Assemble: Can you talk about how you subvert expectations here with Benji and Ilsa’s roles? Because Benji’s running point topside, and Ilsa, well a lesser movie would have her be the damsel in distress.
McQuarrie: Yes. Benji’s going to do the job that Ethan would normally do. And Ethan is doing the techy job that Benji would normally do. And Ilsa is doing the job that a woman is normally relegated to, which is sitting up on a trestle and pushing some buttons on a screen. And then everything is turned on its head. Ethan drowns. And Ilsa comes in and saves Ethan’s life. It’s a big deal for Tom to be as giving as he was, to have the woman save him not once, but twice, in the movie. Here is the protagonist, and he’s allowing himself to constantly be placed in positions of vulnerability.
Assemble: Which is great storytelling. Now, you said this was originally going to be all in one-take. Why did you change it?

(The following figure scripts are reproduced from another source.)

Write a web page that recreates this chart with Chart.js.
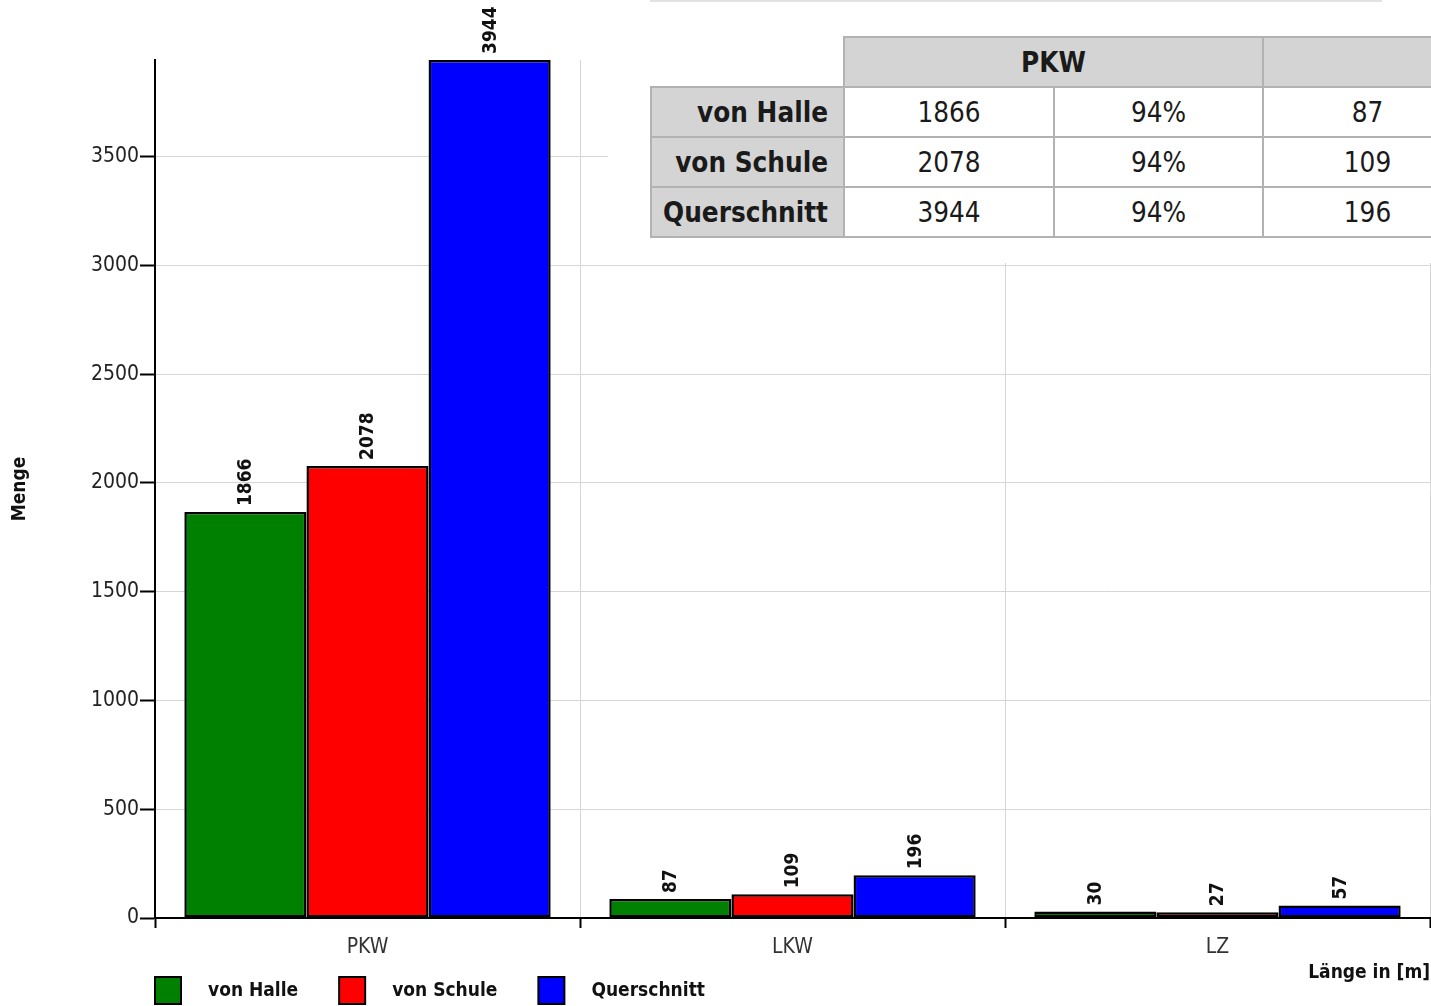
<!DOCTYPE html>
<html><head><meta charset="utf-8">
<script src="https://cdn.jsdelivr.net/npm/chart.js@4.4.1/dist/chart.umd.min.js"></script>
<style>
html,body{margin:0;padding:0;background:#fff;overflow:hidden;}
#wrap{position:relative;width:1431px;height:1006px;}
#chart{position:absolute;left:0;top:0;}
#tbox{position:absolute;left:608px;top:0;width:823px;height:263px;background:#fff;overflow:hidden;}
#topline{position:absolute;left:42px;top:0;width:732px;height:2px;background:#e2e2e2;}
#tbl{position:absolute;left:42px;top:36px;border-collapse:collapse;table-layout:fixed;width:821px;
  font-family:"DejaVu Sans Condensed","DejaVu Sans",sans-serif;font-size:27.6px;color:#1a1a1a;}
#tbl td,#tbl th{border:2px solid #b2b2b2;height:48px;padding:0;text-align:center;font-weight:normal;}
#tbl th{background:#d4d4d4;font-weight:bold;}
#tbl th.row{text-align:right;padding-right:15px;}
#tbl td.blank{border:none;background:#fff;}
</style></head>
<body>
<div id="wrap">
<canvas id="chart" width="1431" height="1006"></canvas>
<div id="tbox"><div id="topline"></div>
<table id="tbl">
<colgroup><col style="width:193px"><col style="width:210px"><col style="width:209px"><col style="width:209px"></colgroup>
<tr><td class="blank"></td><th colspan="2">PKW</th><th></th></tr>
<tr><th class="row">von Halle</th><td>1866</td><td>94%</td><td>87</td></tr>
<tr><th class="row">von Schule</th><td>2078</td><td>94%</td><td>109</td></tr>
<tr><th class="row">Querschnitt</th><td>3944</td><td>94%</td><td>196</td></tr>
</table>
</div>
</div>
<script>
// ---- data ----
const categories = ['PKW', 'LKW', 'LZ'];
const seriesNames = ['von Halle', 'von Schule', 'Querschnitt'];
const vonHalle = [1866, 87, 30];
const vonSchule = [2078, 109, 27];
const querschnitt = [3944, 196, 57];
const yTickValues = [0, 500, 1000, 1500, 2000, 2500, 3000, 3500];
const yMax = 3944;
const yTitle = 'Menge';
const xTitle = 'Länge in [m]';

// ---- styles ----
const FONT = '"DejaVu Sans Condensed", "DejaVu Sans", sans-serif';
const seriesColors = ['#008000', '#ff0000', '#0000ff'];

const valueLabels = {
  id: 'valueLabels',
  afterDatasetsDraw(chart) {
    const ctx = chart.ctx;
    ctx.save();
    ctx.font = 'bold 19px ' + FONT;
    ctx.fillStyle = '#111';
    chart.data.datasets.forEach((ds, i) => {
      const meta = chart.getDatasetMeta(i);
      meta.data.forEach((bar, j) => {
        ctx.save();
        ctx.translate(bar.x + 1, bar.y - 6);
        ctx.rotate(-Math.PI / 2);
        ctx.textAlign = 'left';
        ctx.textBaseline = 'middle';
        ctx.fillText(String(ds.data[j]), 0, 0);
        ctx.restore();
      });
    });
    ctx.restore();
  }
};

const bottomLegend = {
  id: 'bottomLegend',
  afterDraw(chart) {
    const ctx = chart.ctx;
    ctx.save();
    ctx.font = 'bold 19px ' + FONT;
    let x = chart.chartArea.left;
    const top = 977, h = 27, w = 26;
    chart.data.datasets.forEach(ds => {
      ctx.fillStyle = ds.backgroundColor;
      ctx.fillRect(x, top, w, h);
      ctx.strokeStyle = '#000';
      ctx.lineWidth = 2;
      ctx.strokeRect(x, top, w, h);
      ctx.fillStyle = '#111';
      ctx.textAlign = 'left';
      ctx.textBaseline = 'middle';
      ctx.fillText(ds.label, x + 53, top + h / 2 + 1);
      x += 53 + ctx.measureText(ds.label).width + 41;
    });
    ctx.restore();
  }
};

const seriesData = [vonHalle, vonSchule, querschnitt];
new Chart(document.getElementById('chart'), {
  type: 'bar',
  data: {
    labels: categories,
    datasets: seriesNames.map((name, i) => ({
      label: name,
      data: seriesData[i],
      backgroundColor: seriesColors[i],
      borderColor: '#000',
      borderWidth: 2.5,
      borderSkipped: false,
      categoryPercentage: 0.862,
      barPercentage: 1.0
    }))
  },
  options: {
    responsive: false,
    animation: false,
    layout: { padding: { top: 60, right: 1, left: 0, bottom: 0 } },
    plugins: { legend: { display: false }, tooltip: { enabled: false } },
    scales: {
      x: {
        grid: { offset: true, color: '#d6d6d6', lineWidth: 1, tickColor: '#000', tickLength: 10, tickWidth: 2 },
        border: { color: '#000', width: 2 },
        ticks: { font: { family: FONT, size: 21 }, color: '#333', padding: 7 },
        title: { display: true, text: xTitle, align: 'end', color: '#111',
                 font: { family: FONT, size: 19, weight: 'bold' }, padding: { top: 0, bottom: 22 } },
        afterFit(s) { s.height = 88; }
      },
      y: {
        min: 0,
        max: yMax,
        afterBuildTicks(s) { s.ticks = yTickValues.map(v => ({ value: v })); },
        grid: { color: '#d6d6d6', lineWidth: 1, tickColor: '#000', tickLength: 15, tickWidth: 2 },
        border: { color: '#000', width: 2 },
        ticks: { font: { family: FONT, size: 21 }, color: '#222', padding: 1,
                 callback: v => String(v) },
        title: { display: true, text: yTitle, color: '#111',
                 font: { family: FONT, size: 19, weight: 'bold' }, padding: { top: 9, bottom: 0 } },
        afterFit(s) { s.width = 155; }
      }
    }
  },
  plugins: [valueLabels, bottomLegend]
});
</script>
</body></html>
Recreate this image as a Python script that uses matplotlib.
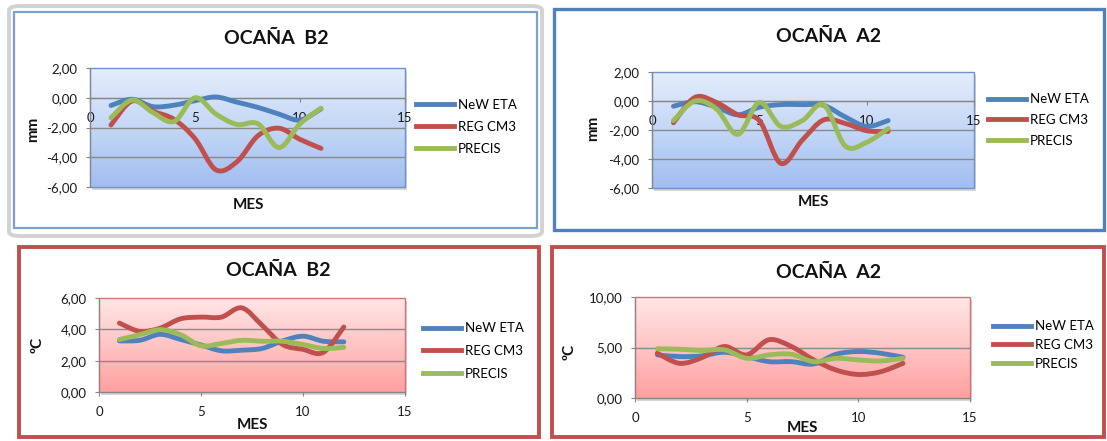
import numpy as np
import matplotlib
matplotlib.use('Agg')
import matplotlib.pyplot as plt
from matplotlib.path import Path
from matplotlib.patches import PathPatch, Rectangle, FancyBboxPatch
from matplotlib.lines import Line2D
from matplotlib.colors import LinearSegmentedColormap
from matplotlib.ticker import FuncFormatter
from matplotlib.transforms import offset_copy

plt.rcParams['font.family'] = ['Lato', 'DejaVu Sans']

W, H = 1107, 441

# --- data ---
series_names = ['NeW ETA', 'REG CM3', 'PRECIS']
series_colors = ['#4f81bd', '#c0504d', '#9bbb59']

mes_mm = [1, 2, 3, 4, 5, 6, 7, 8, 9, 10, 11]
eta_b2_mm = [-0.52, -0.10, -0.60, -0.50, -0.20, 0.05, -0.30, -0.65, -1.10, -1.50, -0.75]
reg_b2_mm = [-1.83, -0.22, -0.90, -1.45, -2.75, -4.85, -4.30, -2.55, -2.05, -2.80, -3.40]
prec_b2_mm = [-1.35, -0.15, -1.00, -1.60, 0.00, -1.10, -1.80, -1.75, -3.35, -1.75, -0.70]

eta_a2_mm = [-0.36, -0.05, -0.43, -0.95, -0.43, -0.25, -0.25, -0.30, -1.10, -1.75, -1.35]
reg_a2_mm = [-1.50, 0.25, -0.10, -0.95, -1.35, -4.30, -2.70, -1.30, -1.55, -2.05, -2.10]
prec_a2_mm = [-1.35, 0.00, -0.55, -2.30, -0.10, -1.75, -1.35, -0.27, -3.10, -2.85, -1.90]

mes_c = [1, 2, 3, 4, 5, 6, 7, 8, 9, 10, 11, 12]
eta_b2_c = [3.26, 3.30, 3.68, 3.35, 3.00, 2.63, 2.67, 2.78, 3.26, 3.56, 3.24, 3.20]
reg_b2_c = [4.40, 3.87, 4.08, 4.67, 4.78, 4.78, 5.37, 4.25, 3.03, 2.72, 2.53, 4.15]
prec_b2_c = [3.35, 3.66, 3.98, 3.66, 2.95, 3.10, 3.30, 3.24, 3.24, 3.03, 2.78, 2.85]

eta_a2_c = [4.27, 4.10, 4.17, 4.53, 4.10, 3.60, 3.60, 3.37, 4.33, 4.60, 4.43, 4.03]
reg_a2_c = [4.43, 3.43, 4.00, 5.10, 4.27, 5.77, 5.10, 3.77, 2.77, 2.33, 2.60, 3.43]
prec_a2_c = [4.87, 4.83, 4.70, 4.77, 3.93, 4.27, 4.33, 3.60, 3.93, 3.77, 3.67, 3.93]

x_ticks = [0, 5, 10, 15]


def fx(x):
    return x / W


def fy(y):
    return 1 - y / H


def smooth_path(x, y):
    # Excel style smoothed line: cubic bezier through every point
    n = len(x)
    verts = [(x[0], y[0])]
    codes = [Path.MOVETO]
    for i in range(n - 1):
        p0 = i - 1 if i > 0 else i
        p3 = i + 2 if i + 2 < n else i + 1
        c1 = (x[i] + (x[i + 1] - x[p0]) / 6, y[i] + (y[i + 1] - y[p0]) / 6)
        c2 = (x[i + 1] - (x[p3] - x[i]) / 6, y[i + 1] - (y[p3] - y[i]) / 6)
        verts += [c1, c2, (x[i + 1], y[i + 1])]
        codes += [Path.CURVE4] * 3
    return Path(verts, codes)


def comma_fmt(v, pos):
    return ('%.2f' % v).replace('.', ',')


def make_chart(box, x, ys, ylim, yticks, grid, cols, edge, ylabel, zero_axis,
               title, title_xy, ylabel_xy, mes_xy, leg_xy, leg_space):
    l, t, r, b = box
    ax = fig.add_axes([fx(l), fy(b), (r - l) / W, (b - t) / H])
    ax.patch.set_visible(False)

    cmap = LinearSegmentedColormap.from_list('pa', cols)
    ax.imshow(np.linspace(0, 1, 256).reshape(-1, 1), extent=[0, 1, 0, 1],
              transform=ax.transAxes, cmap=cmap, aspect='auto', zorder=0)
    shadow = Rectangle((0, 0), 1, 1, facecolor='#bcbcbc', edgecolor='none', alpha=0.6,
                       transform=offset_copy(ax.transAxes, fig, x=2, y=-3, units='dots'),
                       zorder=-1, clip_on=False)
    ax.add_patch(shadow)
    ax.add_patch(Rectangle((0, 0), 1, 1, transform=ax.transAxes, fill=False,
                           edgecolor=edge, lw=1.0, zorder=1, clip_on=False))

    for g in grid:
        ax.axhline(g, color='#8a8a8a', lw=1.0, zorder=1.2)

    for yv, c in zip(ys, series_colors):
        ax.add_patch(PathPatch(smooth_path(x, yv), fill=False, edgecolor=c, lw=3.5,
                               capstyle='round', joinstyle='round', zorder=3))

    ax.set_xlim(0, 15)
    ax.set_ylim(*ylim)
    ax.set_xticks(x_ticks)
    ax.set_xticklabels([str(v) for v in x_ticks])
    ax.set_yticks(yticks)
    ax.yaxis.set_major_formatter(FuncFormatter(comma_fmt))

    for s in ['top', 'right']:
        ax.spines[s].set_visible(False)
    ax.spines['left'].set_color('#868686')
    ax.spines['bottom'].set_color('#868686')
    if zero_axis:
        ax.spines['bottom'].set_position(('data', 0))
    ax.tick_params(axis='both', direction='out', length=3, color='#868686',
                   labelsize=9.5, labelcolor='#1a1a1a')
    ax.tick_params(axis='x', pad=7)
    ax.tick_params(axis='y', pad=6)

    fig.text(fx(title_xy[0]), fy(title_xy[1]), title, ha='center', va='center',
             fontsize=14, fontweight='bold', color='#111111')
    fig.text(fx(ylabel_xy[0]), fy(ylabel_xy[1]), ylabel, ha='center', va='center',
             rotation=90, fontsize=11, fontweight='bold', color='#111111')
    fig.text(fx(mes_xy[0]), fy(mes_xy[1]), 'MES', ha='center', va='center',
             fontsize=11, fontweight='bold', color='#111111')

    handles = [Line2D([0], [0], color=c, lw=3.5) for c in series_colors]
    ax.legend(handles, series_names, loc='center left', bbox_to_anchor=(fx(leg_xy[0]), fy(leg_xy[1])),
              bbox_transform=fig.transFigure, frameon=False, borderpad=0, borderaxespad=0,
              handlelength=2.9, handletextpad=0.3, labelspacing=leg_space, fontsize=9.5)
    return ax


fig = plt.figure(figsize=(W / 100, H / 100), dpi=100)

# chart frames
fig.add_artist(FancyBboxPatch((fx(9), fy(236)), fx(533), 230 / H,
                              boxstyle='round,pad=0,rounding_size=0.01', transform=fig.transFigure,
                              fill=False, edgecolor='#d2d2d2', lw=2.8))
fig.add_artist(Rectangle((fx(14), fy(228)), fx(523), 216 / H, transform=fig.transFigure,
                         fill=False, edgecolor='#7f9fcf', lw=1.6))
fig.add_artist(Rectangle((fx(553.5), fy(230.5)), fx(550.5), 221.5 / H, transform=fig.transFigure,
                         fill=False, edgecolor='#4f81bd', lw=2.4))
fig.add_artist(Rectangle((fx(19), fy(437)), fx(520), 190 / H, transform=fig.transFigure,
                         fill=False, edgecolor='#c0504d', lw=2.8))
fig.add_artist(Rectangle((fx(551.5), fy(437)), fx(552.5), 190 / H, transform=fig.transFigure,
                         fill=False, edgecolor='#c0504d', lw=2.8))

blue_bg = ['#e4edfb', '#c4d7f6', '#a0bef0']
red_bg = ['#ffe6e6', '#ffc4c4', '#ffa0a0']

make_chart((90, 68, 405, 187), mes_mm, [eta_b2_mm, reg_b2_mm, prec_b2_mm], (-6, 2),
           [-6, -4, -2, 0, 2], [-4, -2, 0], blue_bg, '#6d93c8', 'mm', True,
           'OCAÑA  B2', (276, 38), (33, 129), (248, 205), (416, 127), 0.75)

make_chart((652, 72, 974, 188), mes_mm, [eta_a2_mm, reg_a2_mm, prec_a2_mm], (-6, 2),
           [-6, -4, -2, 0, 2], [-4, -2, 0], blue_bg, '#6d93c8', 'mm', True,
           'OCAÑA  A2', (828, 37), (593, 128), (813, 202), (988, 120), 0.65)

make_chart((99, 298, 405, 392), mes_c, [eta_b2_c, reg_b2_c, prec_b2_c], (0, 6),
           [0, 2, 4, 6], [2, 4], red_bg, '#d27474', 'ºC', False,
           'OCAÑA  B2', (278, 271), (37, 345), (252, 425), (423, 351), 0.8)

make_chart((635, 297, 970, 398), mes_c, [eta_a2_c, reg_a2_c, prec_a2_c], (0, 10),
           [0, 5, 10], [5], red_bg, '#d27474', 'ºC', False,
           'OCAÑA  A2', (829, 272), (569, 352), (802, 428), (993, 345), 0.5)

fig.savefig('out.png', dpi=100)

McQuarrie: What Tom and I were always struggling with was our disappointment at the thing we perceived to be the failure of the sequence, which was: People were going to be more invested, and feel more suffocated, if they were underwater that entire time with Tom without ever cutting away. And I have the pre-viz which shows how that sequence would have worked. As the “one-er.” And I loved it and Tom loved it, but we kept saying: “Story is king. Character is king.” It’s better [for the story] to break it up.
And by the way — we didn’t finish the movie until five days before the [Vienna] premiere and the last thing we finished was [this sequence.] We were making changes at 11:30 on the very last night. And when we saw it with the crowd, we knew we did the right thing.
For McQuarrie and his creative partner and leading man, Tom Cruise, “the right thing” is ensuring that the audience has an emotional investment in their popcorn entertainment. Judging by the success of both Rogue Nation and its 2018 sequel, Mission: Impossible – Fallout, the filmmakers have more than succeeded in their efforts to make summer blockbusters more than just spectacular eye candy. And to do so, the key is investing the action-packed proceedings with the type of emotional storytelling that sticks with you long after the end credits roll.